== Task to carry out ==
The listing below must be repeated word for word, with its images excluded.

──────

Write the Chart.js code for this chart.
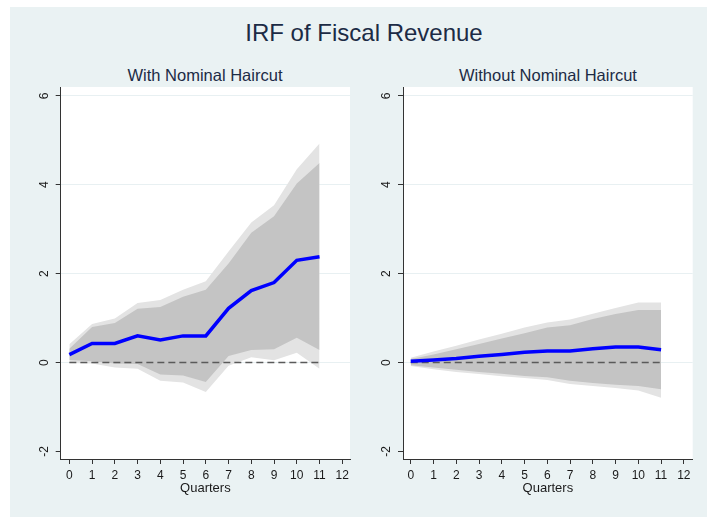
<!DOCTYPE html>
<html>
<head>
<meta charset="utf-8">
<script src="https://cdn.jsdelivr.net/npm/chart.js@4.4.1/dist/chart.umd.min.js"></script>
<style>
  html, body { margin: 0; padding: 0; background: #ffffff; }
  #page { position: relative; width: 707px; height: 517px; overflow: hidden; }
  #region { position: absolute; left: 10px; top: 7px; width: 697px; height: 510px; background: #eaf2f3; }
  .ttl { position: absolute; text-align: center; color: #1c2b45;
         font-family: 'Liberation Sans', Arial, sans-serif; white-space: nowrap; }
  #mainTitle { left: 164px; width: 400px; top: 21px; font-size: 24px; line-height: 24px; }
  .sub { font-size: 16.5px; line-height: 16.5px; top: 67px; }
  #subLeft { left: 55px; width: 300px; }
  #subRight { left: 398px; width: 300px; }
  canvas { position: absolute; top: 0; }
</style>
</head>
<body>
<div id="page">
  <div id="region"></div>
  <div id="mainTitle" class="ttl">IRF of Fiscal Revenue</div>
  <div id="subLeft" class="ttl sub">With Nominal Haircut</div>
  <div id="subRight" class="ttl sub">Without Nominal Haircut</div>
  <canvas id="chartWith" width="355" height="517" style="left:0;width:355px;height:517px"></canvas>
  <canvas id="chartWithout" width="352" height="517" style="left:355px;width:352px;height:517px"></canvas>
</div>
<script>
// horizon (quarters) and axis ticks
const quarters = [0, 1, 2, 3, 4, 5, 6, 7, 8, 9, 10, 11];
const xTicks = [0, 1, 2, 3, 4, 5, 6, 7, 8, 9, 10, 11, 12];
const yTicks = [-2, 0, 2, 4, 6];

// With nominal haircut
const withIrf  = [0.18, 0.43, 0.43, 0.60, 0.51, 0.60, 0.60, 1.22, 1.62, 1.80, 2.30, 2.38];
const withHi90 = [0.41, 0.87, 0.99, 1.34, 1.41, 1.64, 1.83, 2.50, 3.15, 3.54, 4.35, 4.93];
const withHi68 = [0.31, 0.80, 0.89, 1.21, 1.25, 1.48, 1.64, 2.23, 2.92, 3.29, 4.03, 4.49];
const withLo68 = [0.06, 0.03, -0.02, -0.03, -0.27, -0.29, -0.44, 0.15, 0.28, 0.30, 0.56, 0.28];
const withLo90 = [-0.01, -0.02, -0.11, -0.14, -0.41, -0.45, -0.66, -0.07, 0.12, 0.05, 0.22, -0.14];

// Without nominal haircut
const woIrf  = [0.03, 0.06, 0.09, 0.14, 0.18, 0.23, 0.26, 0.26, 0.31, 0.35, 0.35, 0.29];
const woHi90 = [0.11, 0.25, 0.38, 0.52, 0.65, 0.79, 0.90, 0.97, 1.10, 1.23, 1.35, 1.35];
const woHi68 = [0.08, 0.18, 0.30, 0.42, 0.54, 0.66, 0.79, 0.84, 0.98, 1.09, 1.18, 1.18];
const woLo68 = [-0.06, -0.11, -0.16, -0.21, -0.25, -0.30, -0.33, -0.41, -0.46, -0.50, -0.53, -0.60];
const woLo90 = [-0.08, -0.15, -0.21, -0.26, -0.31, -0.35, -0.39, -0.48, -0.53, -0.57, -0.63, -0.79];

const zeroLine = quarters.map(() => 0);

const colors = {
    light: '#e3e3e3',
    dark: '#c4c4c4',
    irf: '#0000ff',
    zero: '#5a5a5a',
    axis: '#333333',
    grid: '#e8f0f2',
    text: '#1a1a1a'
};

Chart.defaults.font.family = "'Liberation Sans', Arial, sans-serif";
Chart.defaults.color = colors.text;

const plotBackground = {
    id: 'plotBackground',
    beforeDraw(chart) {
        const a = chart.chartArea;
        const ctx = chart.ctx;
        ctx.save();
        ctx.fillStyle = '#ffffff';
        ctx.fillRect(a.left, a.top, a.right - a.left, a.bottom - a.top);
        ctx.restore();
    }
};

function pts(arr) {
    return quarters.map((q, i) => ({ x: q, y: arr[i] }));
}

function edge(arr, fill, color, order) {
    return {
        data: pts(arr),
        borderWidth: 0,
        borderColor: 'rgba(0,0,0,0)',
        backgroundColor: color,
        pointRadius: 0,
        fill: fill,
        order: order
    };
}

function makeChart(id, irf, hi90, lo90, hi68, lo68, geo) {
    return new Chart(document.getElementById(id), {
        type: 'line',
        data: {
            datasets: [
                edge(hi90, '+1', colors.light, 5),
                edge(lo90, false, colors.light, 5),
                edge(hi68, '+1', colors.dark, 4),
                edge(lo68, false, colors.dark, 4),
                {
                    data: pts(zeroLine),
                    borderColor: colors.zero,
                    borderWidth: 1.5,
                    borderDash: [7, 4],
                    pointRadius: 0,
                    fill: false,
                    order: 2
                },
                {
                    data: pts(irf),
                    borderColor: colors.irf,
                    borderWidth: 3.5,
                    pointRadius: 0,
                    tension: 0,
                    fill: false,
                    order: 1
                }
            ]
        },
        options: {
            responsive: false,
            animation: false,
            events: [],
            layout: { padding: { left: 0, top: 87, right: geo.padRight, bottom: 0 } },
            plugins: {
                legend: { display: false },
                tooltip: { enabled: false },
                title: { display: false }
            },
            scales: {
                x: {
                    type: 'linear',
                    min: geo.xMin,
                    max: geo.xMax,
                    afterBuildTicks: (s) => { s.ticks = xTicks.map(v => ({ value: v })); },
                    afterFit: (s) => { s.height = 58; },
                    grid: {
                        drawOnChartArea: false,
                        drawTicks: true,
                        tickLength: 5,
                        tickColor: colors.axis
                    },
                    border: { color: colors.axis, width: 1 },
                    ticks: {
                        font: { size: 12 },
                        padding: 4,
                        maxRotation: 0,
                        autoSkip: false,
                        callback: (v) => String(v)
                    },
                    title: {
                        display: true,
                        text: 'Quarters',
                        font: { size: 13 },
                        color: colors.text,
                        padding: { top: 21, bottom: 21 }
                    }
                },
                y: {
                    min: -2.17,
                    max: 6.2,
                    afterBuildTicks: (s) => { s.ticks = yTicks.map(v => ({ value: v })); },
                    afterFit: (s) => { s.width = geo.yWidth; },
                    grid: {
                        color: (c) => (c.tick && c.tick.value === -2) ? 'rgba(0,0,0,0)' : colors.grid,
                        lineWidth: 1,
                        drawTicks: true,
                        tickLength: 5,
                        tickColor: colors.axis
                    },
                    border: { color: colors.axis, width: 1 },
                    ticks: {
                        font: { size: 12 },
                        padding: 6,
                        minRotation: 90,
                        maxRotation: 90,
                        crossAlign: 'center',
                        callback: (v) => String(v)
                    }
                }
            }
        },
        plugins: [plotBackground]
    });
}

makeChart('chartWith', withIrf, withHi90, withLo90, withHi68, withLo68,
    { xMin: -0.38, xMax: 12.34, yWidth: 60.7, padRight: 5 });
makeChart('chartWithout', woIrf, woHi90, woLo90, woHi68, woLo68,
    { xMin: -0.34, xMax: 12.39, yWidth: 48, padRight: 14.3 });
</script>
</body>
</html>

──────

== Solution ==
Write the Chart.js code for this chart.
<!DOCTYPE html>
<html>
<head>
<meta charset="utf-8">
<script src="https://cdn.jsdelivr.net/npm/chart.js@4.4.1/dist/chart.umd.min.js"></script>
<style>
  html, body { margin: 0; padding: 0; background: #ffffff; }
  #page { position: relative; width: 707px; height: 517px; overflow: hidden; }
  #region { position: absolute; left: 10px; top: 7px; width: 697px; height: 510px; background: #eaf2f3; }
  .ttl { position: absolute; text-align: center; color: #1c2b45;
         font-family: 'Liberation Sans', Arial, sans-serif; white-space: nowrap; }
  #mainTitle { left: 164px; width: 400px; top: 21px; font-size: 24px; line-height: 24px; }
  .sub { font-size: 16.5px; line-height: 16.5px; top: 67px; }
  #subLeft { left: 55px; width: 300px; }
  #subRight { left: 398px; width: 300px; }
  canvas { position: absolute; top: 0; }
</style>
</head>
<body>
<div id="page">
  <div id="region"></div>
  <div id="mainTitle" class="ttl">IRF of Fiscal Revenue</div>
  <div id="subLeft" class="ttl sub">With Nominal Haircut</div>
  <div id="subRight" class="ttl sub">Without Nominal Haircut</div>
  <canvas id="chartWith" width="355" height="517" style="left:0;width:355px;height:517px"></canvas>
  <canvas id="chartWithout" width="352" height="517" style="left:355px;width:352px;height:517px"></canvas>
</div>
<script>
// horizon (quarters) and axis ticks
const quarters = [0, 1, 2, 3, 4, 5, 6, 7, 8, 9, 10, 11];
const xTicks = [0, 1, 2, 3, 4, 5, 6, 7, 8, 9, 10, 11, 12];
const yTicks = [-2, 0, 2, 4, 6];

// With nominal haircut
const withIrf  = [0.18, 0.43, 0.43, 0.60, 0.51, 0.60, 0.60, 1.22, 1.62, 1.80, 2.30, 2.38];
const withHi90 = [0.41, 0.87, 0.99, 1.34, 1.41, 1.64, 1.83, 2.50, 3.15, 3.54, 4.35, 4.93];
const withHi68 = [0.31, 0.80, 0.89, 1.21, 1.25, 1.48, 1.64, 2.23, 2.92, 3.29, 4.03, 4.49];
const withLo68 = [0.06, 0.03, -0.02, -0.03, -0.27, -0.29, -0.44, 0.15, 0.28, 0.30, 0.56, 0.28];
const withLo90 = [-0.01, -0.02, -0.11, -0.14, -0.41, -0.45, -0.66, -0.07, 0.12, 0.05, 0.22, -0.14];

// Without nominal haircut
const woIrf  = [0.03, 0.06, 0.09, 0.14, 0.18, 0.23, 0.26, 0.26, 0.31, 0.35, 0.35, 0.29];
const woHi90 = [0.11, 0.25, 0.38, 0.52, 0.65, 0.79, 0.90, 0.97, 1.10, 1.23, 1.35, 1.35];
const woHi68 = [0.08, 0.18, 0.30, 0.42, 0.54, 0.66, 0.79, 0.84, 0.98, 1.09, 1.18, 1.18];
const woLo68 = [-0.06, -0.11, -0.16, -0.21, -0.25, -0.30, -0.33, -0.41, -0.46, -0.50, -0.53, -0.60];
const woLo90 = [-0.08, -0.15, -0.21, -0.26, -0.31, -0.35, -0.39, -0.48, -0.53, -0.57, -0.63, -0.79];

const zeroLine = quarters.map(() => 0);

const colors = {
    light: '#e3e3e3',
    dark: '#c4c4c4',
    irf: '#0000ff',
    zero: '#5a5a5a',
    axis: '#333333',
    grid: '#e8f0f2',
    text: '#1a1a1a'
};

Chart.defaults.font.family = "'Liberation Sans', Arial, sans-serif";
Chart.defaults.color = colors.text;

const plotBackground = {
    id: 'plotBackground',
    beforeDraw(chart) {
        const a = chart.chartArea;
        const ctx = chart.ctx;
        ctx.save();
        ctx.fillStyle = '#ffffff';
        ctx.fillRect(a.left, a.top, a.right - a.left, a.bottom - a.top);
        ctx.restore();
    }
};

function pts(arr) {
    return quarters.map((q, i) => ({ x: q, y: arr[i] }));
}

function edge(arr, fill, color, order) {
    return {
        data: pts(arr),
        borderWidth: 0,
        borderColor: 'rgba(0,0,0,0)',
        backgroundColor: color,
        pointRadius: 0,
        fill: fill,
        order: order
    };
}

function makeChart(id, irf, hi90, lo90, hi68, lo68, geo) {
    return new Chart(document.getElementById(id), {
        type: 'line',
        data: {
            datasets: [
                edge(hi90, '+1', colors.light, 5),
                edge(lo90, false, colors.light, 5),
                edge(hi68, '+1', colors.dark, 4),
                edge(lo68, false, colors.dark, 4),
                {
                    data: pts(zeroLine),
                    borderColor: colors.zero,
                    borderWidth: 1.5,
                    borderDash: [7, 4],
                    pointRadius: 0,
                    fill: false,
                    order: 2
                },
                {
                    data: pts(irf),
                    borderColor: colors.irf,
                    borderWidth: 3.5,
                    pointRadius: 0,
                    tension: 0,
                    fill: false,
                    order: 1
                }
            ]
        },
        options: {
            responsive: false,
            animation: false,
            events: [],
            layout: { padding: { left: 0, top: 87, right: geo.padRight, bottom: 0 } },
            plugins: {
                legend: { display: false },
                tooltip: { enabled: false },
                title: { display: false }
            },
            scales: {
                x: {
                    type: 'linear',
                    min: geo.xMin,
                    max: geo.xMax,
                    afterBuildTicks: (s) => { s.ticks = xTicks.map(v => ({ value: v })); },
                    afterFit: (s) => { s.height = 58; },
                    grid: {
                        drawOnChartArea: false,
                        drawTicks: true,
                        tickLength: 5,
                        tickColor: colors.axis
                    },
                    border: { color: colors.axis, width: 1 },
                    ticks: {
                        font: { size: 12 },
                        padding: 4,
                        maxRotation: 0,
                        autoSkip: false,
                        callback: (v) => String(v)
                    },
                    title: {
                        display: true,
                        text: 'Quarters',
                        font: { size: 13 },
                        color: colors.text,
                        padding: { top: 21, bottom: 21 }
                    }
                },
                y: {
                    min: -2.17,
                    max: 6.2,
                    afterBuildTicks: (s) => { s.ticks = yTicks.map(v => ({ value: v })); },
                    afterFit: (s) => { s.width = geo.yWidth; },
                    grid: {
                        color: (c) => (c.tick && c.tick.value === -2) ? 'rgba(0,0,0,0)' : colors.grid,
                        lineWidth: 1,
                        drawTicks: true,
                        tickLength: 5,
                        tickColor: colors.axis
                    },
                    border: { color: colors.axis, width: 1 },
                    ticks: {
                        font: { size: 12 },
                        padding: 6,
                        minRotation: 90,
                        maxRotation: 90,
                        crossAlign: 'center',
                        callback: (v) => String(v)
                    }
                }
            }
        },
        plugins: [plotBackground]
    });
}

makeChart('chartWith', withIrf, withHi90, withLo90, withHi68, withLo68,
    { xMin: -0.38, xMax: 12.34, yWidth: 60.7, padRight: 5 });
makeChart('chartWithout', woIrf, woHi90, woLo90, woHi68, woLo68,
    { xMin: -0.34, xMax: 12.39, yWidth: 48, padRight: 14.3 });
</script>
</body>
</html>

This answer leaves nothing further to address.